Dirk de Vos
- Full name: Dirk Johannes Jacobus de Vos
- Born: 8 April 1941 Kroonstad, South Africa
- Died: 12 February 2011 (aged 69) Potchefstroom, South Africa
- Height: 1.77 m (5 ft 10 in)
- Weight: 76.6 kg (169 lb)

Rugby union career
- Position(s): Scrum–half

International career
- Years: Team / Apps / (Points)
- 1965–69: South Africa / 3 / (0)

= Dirk de Vos (rugby union) =

South African rugby union player

Dirk Johannes Jacobus de Vos (8 April 1941 – 12 February 2011) was a South African international rugby union player.

Born in Kroonstad, de Vos was the son of a Graeme College dominee and attended the same institution growing up in Grahamstown. He was one of the most successful rugby players produced by Graeme College.

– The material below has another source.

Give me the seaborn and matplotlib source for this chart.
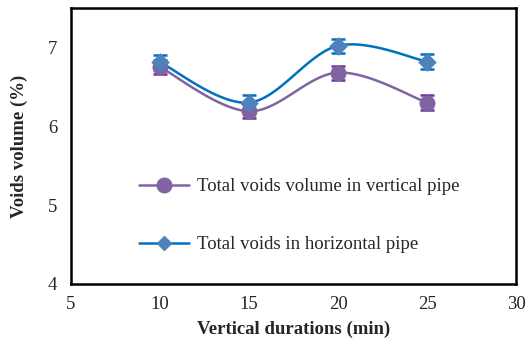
import numpy as np
import pandas as pd
import matplotlib
matplotlib.use("Agg")
import matplotlib.pyplot as plt
import seaborn as sns

# Data
durations = [10, 15, 20, 25]
vertical_voids = [6.75, 6.19, 6.68, 6.30]
horizontal_voids = [6.81, 6.30, 7.02, 6.82]
vertical_err = [0.09, 0.09, 0.09, 0.09]
horizontal_err = [0.09, 0.09, 0.09, 0.09]
x_ticks = [5, 10, 15, 20, 25, 30]
y_ticks = [4, 5, 6, 7]
label_vertical = "Total voids volume in vertical pipe"
label_horizontal = "Total voids in horizontal pipe"


def smooth_curve(xs, ys, n=40):
    """Catmull-Rom style smoothed line through the points (spreadsheet 'smoothed line')."""
    xs = np.asarray(xs, float)
    ys = np.asarray(ys, float)
    px = np.concatenate([[xs[0]], xs, [xs[-1]]])
    py = np.concatenate([[ys[0]], ys, [ys[-1]]])
    out_x, out_y = [], []
    for i in range(1, len(px) - 2):
        p0 = np.array([px[i - 1], py[i - 1]])
        p1 = np.array([px[i], py[i]])
        p2 = np.array([px[i + 1], py[i + 1]])
        p3 = np.array([px[i + 2], py[i + 2]])
        c1 = p1 + (p2 - p0) / 6.0
        c2 = p2 - (p3 - p1) / 6.0
        t = np.linspace(0, 1, n)[:, None]
        pts = ((1 - t) ** 3) * p1 + 3 * ((1 - t) ** 2) * t * c1 + 3 * (1 - t) * t ** 2 * c2 + t ** 3 * p2
        out_x.extend(pts[:, 0])
        out_y.extend(pts[:, 1])
    return np.array(out_x), np.array(out_y)


sns.set_style("white")
plt.rcParams["font.family"] = ["Liberation Serif", "DejaVu Serif"]

FS = 13.5

fig = plt.figure(figsize=(5.26, 3.45), dpi=100)
ax = fig.add_axes([0.135, 0.177, 0.846, 0.800])

purple_line = "#8064A2"
purple_err = "#7030A0"
blue_line = "#0070C0"
blue_marker = "#4F81BD"

# Smoothed lines
vx, vy = smooth_curve(durations, vertical_voids)
hx, hy = smooth_curve(durations, horizontal_voids)
sns.lineplot(x=vx, y=vy, ax=ax, color=purple_line, lw=1.8, sort=False)
sns.lineplot(x=hx, y=hy, ax=ax, color=blue_line, lw=1.8, sort=False)

# Error bars
ax.errorbar(durations, vertical_voids, yerr=vertical_err, fmt="none",
            ecolor=purple_err, elinewidth=1.8, capsize=5, capthick=1.8, zorder=3)
ax.errorbar(durations, horizontal_voids, yerr=horizontal_err, fmt="none",
            ecolor=blue_line, elinewidth=1.8, capsize=5, capthick=1.8, zorder=3)

# Markers
sns.scatterplot(x=durations, y=vertical_voids, ax=ax, marker="o", s=120,
                color=purple_line, edgecolor=purple_line, linewidth=0.5, zorder=4)
sns.scatterplot(x=durations, y=horizontal_voids, ax=ax, marker="D", s=80,
                color=blue_marker, edgecolor=blue_marker, linewidth=0.5, zorder=5)

# Legend entries drawn as proxies
h_v = plt.Line2D([], [], color=purple_line, lw=1.8, marker="o", ms=10.5,
                 markerfacecolor=purple_line, markeredgecolor=purple_line)
h_h = plt.Line2D([], [], color=blue_line, lw=1.8, marker="D", ms=7.5,
                 markerfacecolor=blue_marker, markeredgecolor=blue_marker)
ax.legend([h_v, h_h], [label_vertical, label_horizontal], frameon=False,
          loc="upper left", bbox_to_anchor=(0.135, 0.41), fontsize=FS,
          handlelength=2.7, handletextpad=0.4, labelspacing=2.17, borderaxespad=0)

ax.set_xlim(5, 30)
ax.set_ylim(4, 7.5)
ax.set_xticks(x_ticks)
ax.set_yticks(y_ticks)
ax.tick_params(axis="x", direction="in", length=5, width=1.2, labelsize=FS, pad=9)
ax.tick_params(axis="y", direction="out", length=5, width=1.2, labelsize=FS, pad=5)
for s in ax.spines.values():
    s.set_visible(True)
    s.set_color("black")
    s.set_linewidth(1.8)

ax.set_xlabel("Vertical durations (min)", fontsize=FS, fontweight="bold", labelpad=5)
ax.set_ylabel("Voids volume (%)", fontsize=FS, fontweight="bold", labelpad=14)

fig.savefig("out.png", dpi=100)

A scrum–half, de Vos received three Test caps for the Springboks, including matches against Scotland on away tours in 1965 and 1969. His other appearance came in a win over the Wallabies at Newlands in 1969, when he deputised for captain Dawie de Villiers. He also toured Australia with the Springboks in 1971, acting as back up to Joggie Viljoen, who was preferred for the Test matches. In a well travelled career, de Vos represented Western Province, Orange Free State, Transvaal, Western Transavaal and Northern Transvaal.